Why? The short answer is: Mexican immigration. Though Mexicans have been a part of American Catholicism since the Southwest became U.S. territory in the mid-19th century, only now do their numbers ensure that they will affect the broader faith. "Twenty-first-century American Catholicism will be heavily influenced by Mexican tradition," says Luis Leon, a professor of religious studies at Arizona State University, "not unlike the way the Irish did a century ago."
In recent years the greatest rise in the number of U.S. Catholics has occurred in the six states where the Latino population has grown the fastest. Today roughly a third of American Catholics are Hispanic, most of them Mexican. In Los Angeles, now the largest archdiocese in the nation, two of every three Catholics is Latino.
Earlier waves of immigrants brought with them their own devotional icons. Italians celebrated the feasts of Our Lady of Mount Carmel and Our Lady of Pompeii. The Irish honored Saint Patrick, while German Catholics preferred St. Boniface and Poles venerated St. Stansilaus. But the assimilation and mobility of white ethnic Catholics -- combined with a movement to refocus attention on the rites and rituals of the church -- led to a decline in devotional Catholicism after the 1950s, when American Catholics were overwhelmingly native-born, middle-class and white.
That decline is likely to reverse as Mexican immigrants -- the largest Catholic immigrant group in U.S. history -- bring their own brand of devotion here. But the Mexicanizing of American Catholicism is not limited to a renewed veneration of the Virgin. "Mexicans like more color in churches," says the Rev. Virgilio Elizondo, a theologian and the former rector of San Fernando Cathedral in San Antonio, Texas. "We like statues, banners and music. We love to include all our senses. Our worshipping is very celebratory."

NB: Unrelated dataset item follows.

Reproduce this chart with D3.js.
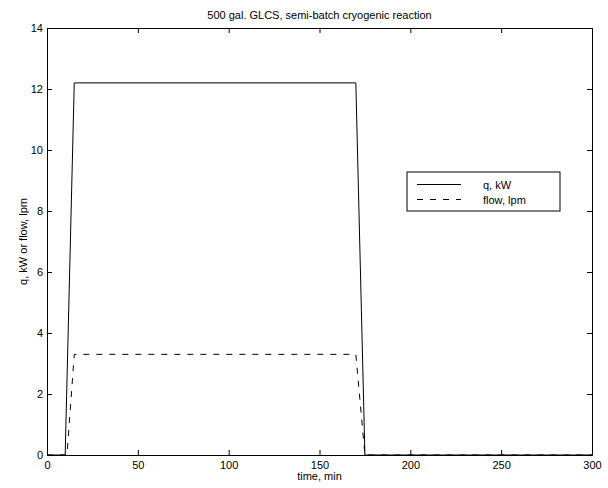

And such celebration often takes place outside the church, in pilgrimages and front-yard altars. It would be hard to find a Southern California grocery without devotional candles. Mexicans have brought us the tradition of creating sidewalk shrines where people have died. The Virgin is painted on walls in Mexican neighborhoods. "We bring our religion into the public space," Father Elizondo says.
Mexican religious observance also concentrates more on cultural practice than orthodoxy. "Mexicans don't have the same institutional attachment to the church as have some other immigrant groups," says Mary Gautier of the Center for Applied Research in the Apostolate in Washington. "Their Catholicism is not as tied to parish registration or sending their children to Catholic schools."

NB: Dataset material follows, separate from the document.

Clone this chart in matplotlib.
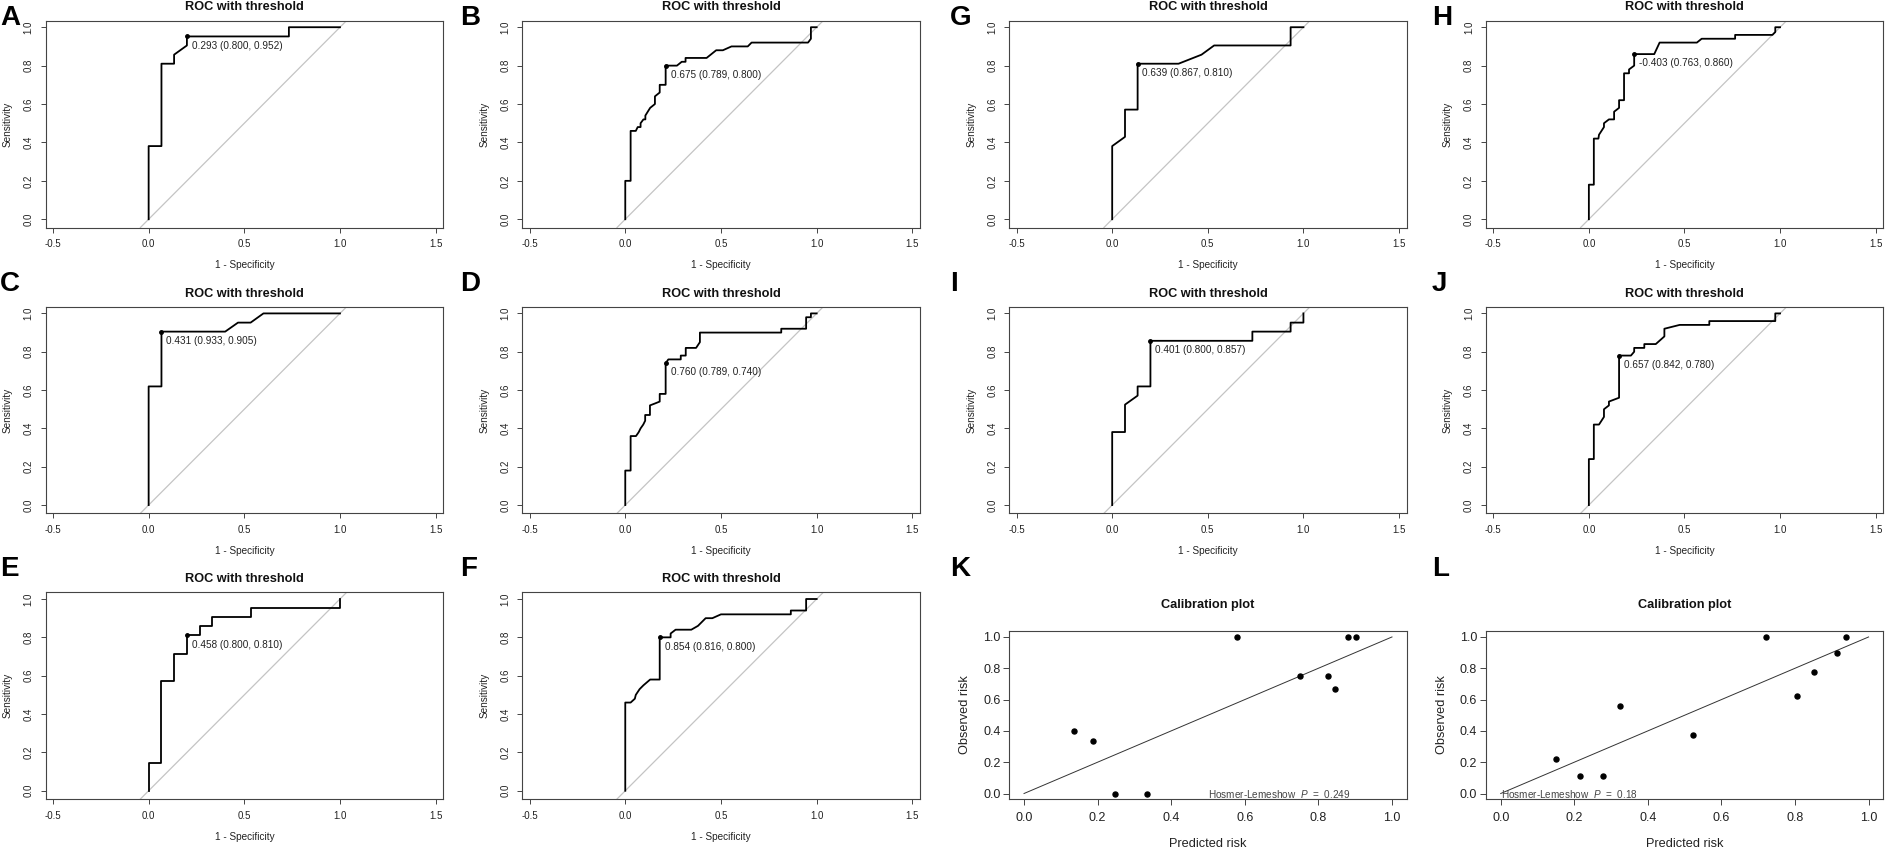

Some theologians believe that the influence of Mexicans on American Catholicism may tone down the polemics within the church. "Mexican Catholicism is not concerned as much with dogma," says the Rev. Allan Figueroa Deck, director of the Loyola Center for Spirituality in Orange, Calif. "The values of Hispanic culture tend to be communicated not by precise doctrine but through symbols."
But even as Mexicans are wielding greater influence on the American church, America is changing them, too. For instance, only a small percentage of Catholics south of the border attend Mass every Sunday, in part because Mexico has long suffered from a shortage of priests. But Mexican immigrants begin to attend church more regularly as they acculturate into U.S. life. And latter-generation Mexican-Americans sometimes slip away from Catholicism into Protestant faiths. While only 18% of foreign-born Latinos call themselves Protestant, 32% of third-generation Latinos do.

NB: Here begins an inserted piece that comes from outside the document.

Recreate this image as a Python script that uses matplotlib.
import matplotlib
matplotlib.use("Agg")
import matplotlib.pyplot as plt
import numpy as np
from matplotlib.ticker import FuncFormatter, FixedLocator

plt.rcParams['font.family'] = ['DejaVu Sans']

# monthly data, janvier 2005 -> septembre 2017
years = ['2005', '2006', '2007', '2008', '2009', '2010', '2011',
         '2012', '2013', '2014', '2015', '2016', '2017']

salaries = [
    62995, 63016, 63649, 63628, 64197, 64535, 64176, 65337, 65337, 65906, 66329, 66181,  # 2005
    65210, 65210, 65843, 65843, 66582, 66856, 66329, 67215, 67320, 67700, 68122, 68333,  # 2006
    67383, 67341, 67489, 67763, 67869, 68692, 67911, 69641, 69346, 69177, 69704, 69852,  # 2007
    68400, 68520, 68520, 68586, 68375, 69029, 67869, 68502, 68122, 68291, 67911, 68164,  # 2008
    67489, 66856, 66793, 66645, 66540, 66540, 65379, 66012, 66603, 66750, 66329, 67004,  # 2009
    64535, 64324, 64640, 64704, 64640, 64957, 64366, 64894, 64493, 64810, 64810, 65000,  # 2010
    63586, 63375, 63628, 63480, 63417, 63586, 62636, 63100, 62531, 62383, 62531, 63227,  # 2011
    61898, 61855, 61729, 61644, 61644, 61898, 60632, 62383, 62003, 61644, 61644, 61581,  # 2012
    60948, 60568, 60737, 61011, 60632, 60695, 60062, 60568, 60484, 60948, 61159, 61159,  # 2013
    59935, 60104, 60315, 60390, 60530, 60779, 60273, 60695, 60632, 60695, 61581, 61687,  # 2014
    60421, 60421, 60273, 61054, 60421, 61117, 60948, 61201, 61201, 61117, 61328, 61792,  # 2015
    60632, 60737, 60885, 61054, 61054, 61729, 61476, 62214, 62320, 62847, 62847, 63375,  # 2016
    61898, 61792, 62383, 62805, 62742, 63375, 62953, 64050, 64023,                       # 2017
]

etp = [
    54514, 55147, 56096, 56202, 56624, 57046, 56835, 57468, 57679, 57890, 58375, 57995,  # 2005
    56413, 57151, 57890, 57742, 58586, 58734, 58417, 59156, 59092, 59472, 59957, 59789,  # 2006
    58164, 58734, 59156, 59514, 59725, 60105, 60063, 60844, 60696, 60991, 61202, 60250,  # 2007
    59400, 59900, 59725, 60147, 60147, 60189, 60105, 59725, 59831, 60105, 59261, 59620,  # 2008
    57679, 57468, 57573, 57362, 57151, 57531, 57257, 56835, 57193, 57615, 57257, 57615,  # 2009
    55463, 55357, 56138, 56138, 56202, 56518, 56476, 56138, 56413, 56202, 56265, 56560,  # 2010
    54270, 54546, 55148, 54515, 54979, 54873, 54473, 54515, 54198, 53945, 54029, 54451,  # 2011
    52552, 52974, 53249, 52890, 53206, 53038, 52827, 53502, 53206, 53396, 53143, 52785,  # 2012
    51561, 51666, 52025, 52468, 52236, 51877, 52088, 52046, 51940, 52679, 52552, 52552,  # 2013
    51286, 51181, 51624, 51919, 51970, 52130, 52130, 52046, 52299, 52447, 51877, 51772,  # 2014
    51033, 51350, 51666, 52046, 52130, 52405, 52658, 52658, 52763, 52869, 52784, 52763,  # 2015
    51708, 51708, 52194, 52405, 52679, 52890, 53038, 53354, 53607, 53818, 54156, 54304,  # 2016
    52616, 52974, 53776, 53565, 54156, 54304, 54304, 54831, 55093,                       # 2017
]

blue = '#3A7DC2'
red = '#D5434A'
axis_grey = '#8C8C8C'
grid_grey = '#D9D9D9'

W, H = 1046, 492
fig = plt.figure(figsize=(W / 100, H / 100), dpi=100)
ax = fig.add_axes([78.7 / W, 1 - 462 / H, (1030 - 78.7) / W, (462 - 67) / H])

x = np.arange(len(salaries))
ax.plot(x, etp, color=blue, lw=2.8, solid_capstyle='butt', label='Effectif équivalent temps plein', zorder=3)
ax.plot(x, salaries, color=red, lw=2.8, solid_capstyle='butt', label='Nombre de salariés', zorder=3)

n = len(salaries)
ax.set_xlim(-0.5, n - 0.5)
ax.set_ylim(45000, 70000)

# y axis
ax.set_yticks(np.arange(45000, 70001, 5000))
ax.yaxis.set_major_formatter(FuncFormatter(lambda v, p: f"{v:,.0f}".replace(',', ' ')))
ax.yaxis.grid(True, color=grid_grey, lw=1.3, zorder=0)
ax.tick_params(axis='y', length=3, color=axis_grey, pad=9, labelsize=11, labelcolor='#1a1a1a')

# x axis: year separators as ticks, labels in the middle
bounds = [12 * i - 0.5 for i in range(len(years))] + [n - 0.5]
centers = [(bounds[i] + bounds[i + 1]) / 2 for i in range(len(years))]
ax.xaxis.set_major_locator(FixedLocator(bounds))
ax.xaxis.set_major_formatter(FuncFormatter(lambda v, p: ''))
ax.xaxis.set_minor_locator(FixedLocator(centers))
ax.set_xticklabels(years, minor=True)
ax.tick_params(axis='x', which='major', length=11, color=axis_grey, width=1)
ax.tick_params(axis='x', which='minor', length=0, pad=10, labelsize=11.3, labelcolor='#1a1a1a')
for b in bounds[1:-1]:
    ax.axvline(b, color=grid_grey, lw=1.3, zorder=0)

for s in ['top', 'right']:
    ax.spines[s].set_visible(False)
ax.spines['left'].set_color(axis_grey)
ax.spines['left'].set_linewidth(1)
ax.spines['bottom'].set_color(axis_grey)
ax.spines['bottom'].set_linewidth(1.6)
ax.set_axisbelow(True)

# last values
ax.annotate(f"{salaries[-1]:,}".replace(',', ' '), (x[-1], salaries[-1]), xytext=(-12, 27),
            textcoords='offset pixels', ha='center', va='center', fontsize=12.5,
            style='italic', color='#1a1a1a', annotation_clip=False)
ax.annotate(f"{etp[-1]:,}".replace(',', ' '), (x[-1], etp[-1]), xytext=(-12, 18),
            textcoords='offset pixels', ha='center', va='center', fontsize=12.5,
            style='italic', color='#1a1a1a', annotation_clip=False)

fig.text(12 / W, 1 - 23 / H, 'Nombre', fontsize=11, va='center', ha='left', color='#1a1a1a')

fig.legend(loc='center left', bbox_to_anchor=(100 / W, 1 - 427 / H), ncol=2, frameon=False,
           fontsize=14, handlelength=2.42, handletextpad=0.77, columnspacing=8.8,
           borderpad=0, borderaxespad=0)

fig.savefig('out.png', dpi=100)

Still, that doesn't always mean losing their devotion to the patroness of Mexico. Lydia Lopez, the first Mexican-American to be named a canon in the Episcopal Church of Los Angeles, has integrated Juan Diego's visions into her religious life. "I am a great fan of the Virgin of Guadalupe," she says. "She is a very important spiritual and cultural symbol who is not just for Catholics but for all of us."